Bronze sculpture by Barbara Hepworth

Square Forms and Circles (BH 326) is a large bronze sculpture by Barbara Hepworth, made in 1963 in an edition of seven (six plus an artist's copy).

Standing approximately 2.5 m high, it comprises several flat bronze plates that are riveted or jointed together, all with a rough surface treatment and greenish patina. There are five squares attached to a central rectangle which is about 1.5 times the size of the square, supported by a thicker rectangular column about half the size of a square, which is attached to a square base. Two of the uppermost square elements bear incised or recessed circular features. This sculpture resembles Hepworth's much smaller Square Forms (BH 313), made in an edition of nine in 1962, which is approximately 13 in high, about an eighth the size. The combination of flat panels more closely recalls the works of Hepworth's husband Ben Nicholson than the organic forms more typical of Hepworth's work.

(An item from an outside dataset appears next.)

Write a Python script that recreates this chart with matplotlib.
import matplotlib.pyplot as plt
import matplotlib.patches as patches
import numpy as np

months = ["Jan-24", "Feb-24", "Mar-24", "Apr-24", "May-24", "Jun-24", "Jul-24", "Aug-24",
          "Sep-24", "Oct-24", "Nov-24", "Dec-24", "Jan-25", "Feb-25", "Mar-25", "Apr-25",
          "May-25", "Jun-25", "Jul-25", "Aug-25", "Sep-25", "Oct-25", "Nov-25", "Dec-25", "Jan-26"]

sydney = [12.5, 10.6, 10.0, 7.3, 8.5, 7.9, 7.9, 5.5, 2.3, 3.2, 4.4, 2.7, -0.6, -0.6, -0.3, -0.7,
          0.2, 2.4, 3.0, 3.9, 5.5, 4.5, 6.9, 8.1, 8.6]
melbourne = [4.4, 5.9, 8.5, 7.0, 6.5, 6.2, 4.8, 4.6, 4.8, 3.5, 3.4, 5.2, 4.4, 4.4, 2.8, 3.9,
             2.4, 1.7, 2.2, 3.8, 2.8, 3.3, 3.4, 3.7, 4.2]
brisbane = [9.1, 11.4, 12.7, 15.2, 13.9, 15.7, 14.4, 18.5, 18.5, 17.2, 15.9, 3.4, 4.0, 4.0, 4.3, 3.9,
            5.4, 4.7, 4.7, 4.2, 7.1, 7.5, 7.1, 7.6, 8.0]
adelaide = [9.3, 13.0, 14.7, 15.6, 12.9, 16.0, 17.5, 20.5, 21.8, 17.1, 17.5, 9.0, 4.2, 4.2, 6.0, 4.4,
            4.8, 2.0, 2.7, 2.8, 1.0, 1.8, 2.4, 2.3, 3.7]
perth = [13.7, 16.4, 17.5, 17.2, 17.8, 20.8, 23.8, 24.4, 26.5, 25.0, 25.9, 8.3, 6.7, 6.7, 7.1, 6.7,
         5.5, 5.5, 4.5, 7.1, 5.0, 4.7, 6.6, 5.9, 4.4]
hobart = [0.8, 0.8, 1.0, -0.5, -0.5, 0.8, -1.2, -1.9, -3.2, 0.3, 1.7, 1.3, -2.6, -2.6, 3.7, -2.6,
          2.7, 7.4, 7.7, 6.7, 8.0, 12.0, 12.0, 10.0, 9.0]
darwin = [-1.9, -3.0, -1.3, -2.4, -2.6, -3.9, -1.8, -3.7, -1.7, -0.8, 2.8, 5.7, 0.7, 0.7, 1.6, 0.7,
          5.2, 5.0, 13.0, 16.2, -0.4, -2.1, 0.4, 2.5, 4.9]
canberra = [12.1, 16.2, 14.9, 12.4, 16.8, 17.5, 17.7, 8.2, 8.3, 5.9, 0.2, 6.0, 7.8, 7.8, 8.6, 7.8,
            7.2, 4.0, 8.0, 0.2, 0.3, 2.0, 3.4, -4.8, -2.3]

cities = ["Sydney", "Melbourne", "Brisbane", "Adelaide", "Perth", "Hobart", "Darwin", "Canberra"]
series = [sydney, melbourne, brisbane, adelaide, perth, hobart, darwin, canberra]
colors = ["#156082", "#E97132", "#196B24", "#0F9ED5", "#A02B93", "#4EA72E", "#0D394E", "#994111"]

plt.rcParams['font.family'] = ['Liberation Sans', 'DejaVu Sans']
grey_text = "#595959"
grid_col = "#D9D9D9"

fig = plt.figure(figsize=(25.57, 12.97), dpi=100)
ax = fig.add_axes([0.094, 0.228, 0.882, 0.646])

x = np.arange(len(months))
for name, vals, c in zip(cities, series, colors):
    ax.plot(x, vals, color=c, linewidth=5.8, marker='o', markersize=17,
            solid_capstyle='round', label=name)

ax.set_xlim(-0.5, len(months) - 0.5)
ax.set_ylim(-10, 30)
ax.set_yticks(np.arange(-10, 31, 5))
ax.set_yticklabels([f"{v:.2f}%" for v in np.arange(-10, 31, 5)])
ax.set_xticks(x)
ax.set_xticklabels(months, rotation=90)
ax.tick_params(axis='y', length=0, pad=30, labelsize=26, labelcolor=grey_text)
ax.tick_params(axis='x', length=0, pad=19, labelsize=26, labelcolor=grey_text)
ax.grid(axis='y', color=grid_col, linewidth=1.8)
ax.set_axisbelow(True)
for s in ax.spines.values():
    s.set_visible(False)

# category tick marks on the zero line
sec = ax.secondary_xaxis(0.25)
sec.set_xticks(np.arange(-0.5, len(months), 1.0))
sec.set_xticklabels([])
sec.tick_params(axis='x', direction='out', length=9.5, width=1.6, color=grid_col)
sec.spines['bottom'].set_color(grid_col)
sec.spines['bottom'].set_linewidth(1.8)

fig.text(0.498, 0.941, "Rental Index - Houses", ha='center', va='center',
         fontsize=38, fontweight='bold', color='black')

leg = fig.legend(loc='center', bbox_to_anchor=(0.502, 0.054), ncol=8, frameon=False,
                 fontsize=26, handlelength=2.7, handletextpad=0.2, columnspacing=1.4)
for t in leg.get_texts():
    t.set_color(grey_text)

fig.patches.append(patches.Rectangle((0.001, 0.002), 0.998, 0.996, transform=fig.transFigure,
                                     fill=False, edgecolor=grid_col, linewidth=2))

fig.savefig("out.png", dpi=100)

Several examples are held in public collections. One example was bought by John G. McConnell of the Montreal Star newspaper, and donated to Montreal's McGill University, in Quebec, Canada, where it is displayed outdoors on the university campus. Another copy was sold via Gimpel Fils to Mr and Mrs Clark of Dallas in 1965. It was donated by Lillian Clark to the City of Dallas public art collection, and is displayed at the J. Erik Jonsson Central Library.
A third copy was donated by Hepworth in 1967 to the Israel Museum in Jerusalem.
A fourth was donated by the Ralph E. Ogden Foundation to the Storm King Art Center in New Windsor, New York.